A comunidade de macacos representa a própria organização das sociedades humanas. Há naquela sociedade da montanha diferentes modos de ser, de agir, de pensar. Há os que mandam e os que obedecem. Há os que gostam de trabalhar e os que são preguiçosos. Há os que são amáveis e generosos, há os que são arrogantes e agressivos. Quando se dá a descoberta de uma riqueza (a água lilás, que tem propriedades maravilhosas), deveríamos esperar, em princípio, uma melhoria significativa da vida da comunidade. Contudo, a novidade acaba por provocar transformações que, pouco tempo depois, significarão uma verdadeira degradação da vida do povo “lupi” e de todos animais em geral.
O livro acaba por ser, pois, uma lição sobre os perigos da ambição desmedida, do egoísmo, da inveja, da arrogância, da intolerância e da vaidade.
Os únicos seres que parecem resistir ao mal são um Pensador e um Poeta.
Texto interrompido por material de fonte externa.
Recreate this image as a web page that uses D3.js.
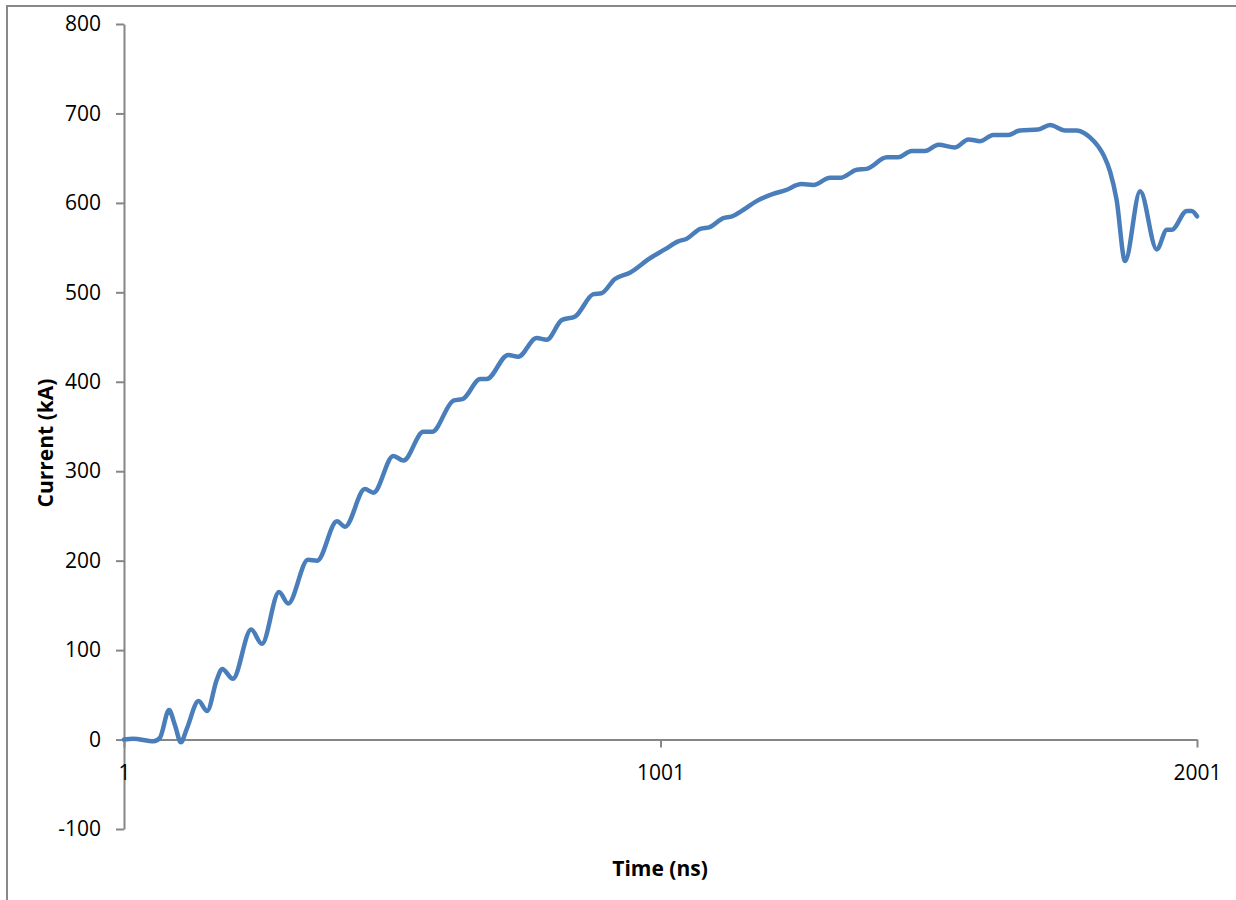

O Pensador representa, claramente, a Filosofia (a capacidade de refletir sobre a vida e sobre o comportamento das sociedades e dos indivíduos). É a voz da Razão: vê, desde logo, o perigo que há em ceder à preguiça, ao egoísmo, à inveja, ao culto do lucro fácil, à arrogância.
Por sua vez, o Poeta (representante da Poesia, da Arte e do Sonho) tem, para além da sua natural inteligência, uma sensibilidade particularmente apurada que lhe permite saber, com antecipação, o que irá acontecer no futuro se os seus semelhantes teimarem em perseguir apenas a riqueza material, sem terem em atenção o bem-estar físico e psicológico dos seus semelhantes.
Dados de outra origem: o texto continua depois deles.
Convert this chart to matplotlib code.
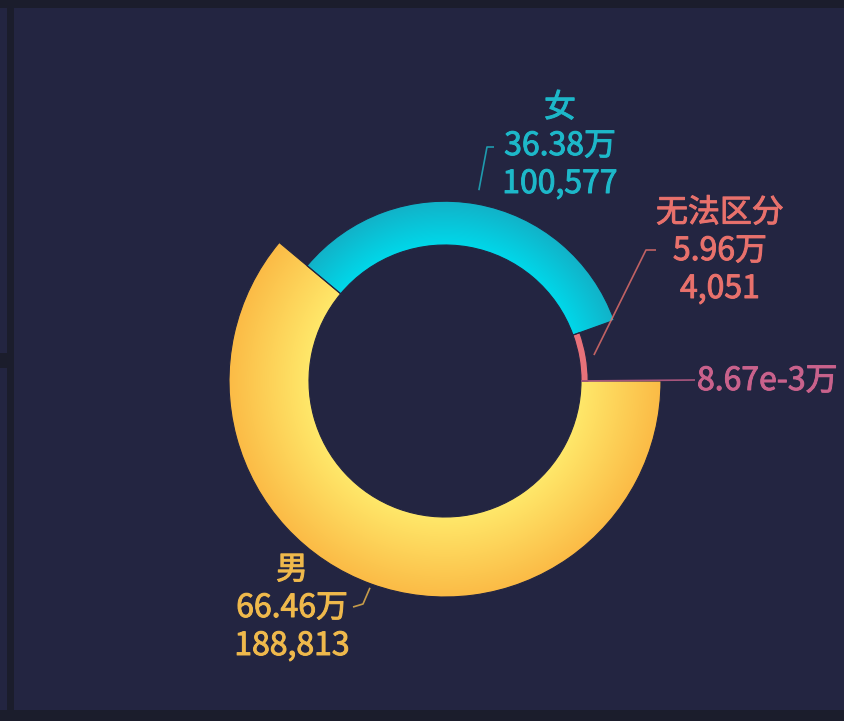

No fundo, o Pensador e o Poeta são, ali, os últimos resistentes. São, no fundo, os que sobrevivem sem perder o sentido ético (o sentido do Bem, da Verdade e da Justiça) e o sentido da Liberdade (pensar pela própria cabeça, sem medo de castigos e sem medo do esforço que uma vida livre e digna exige).
Não ler este livro é perder uma excelente história. E é também desperdiçar a oportunidade de dialogar com um grande escritor da língua portuguesa.

Arco de Baúlhe, 23 de novembro de 2012.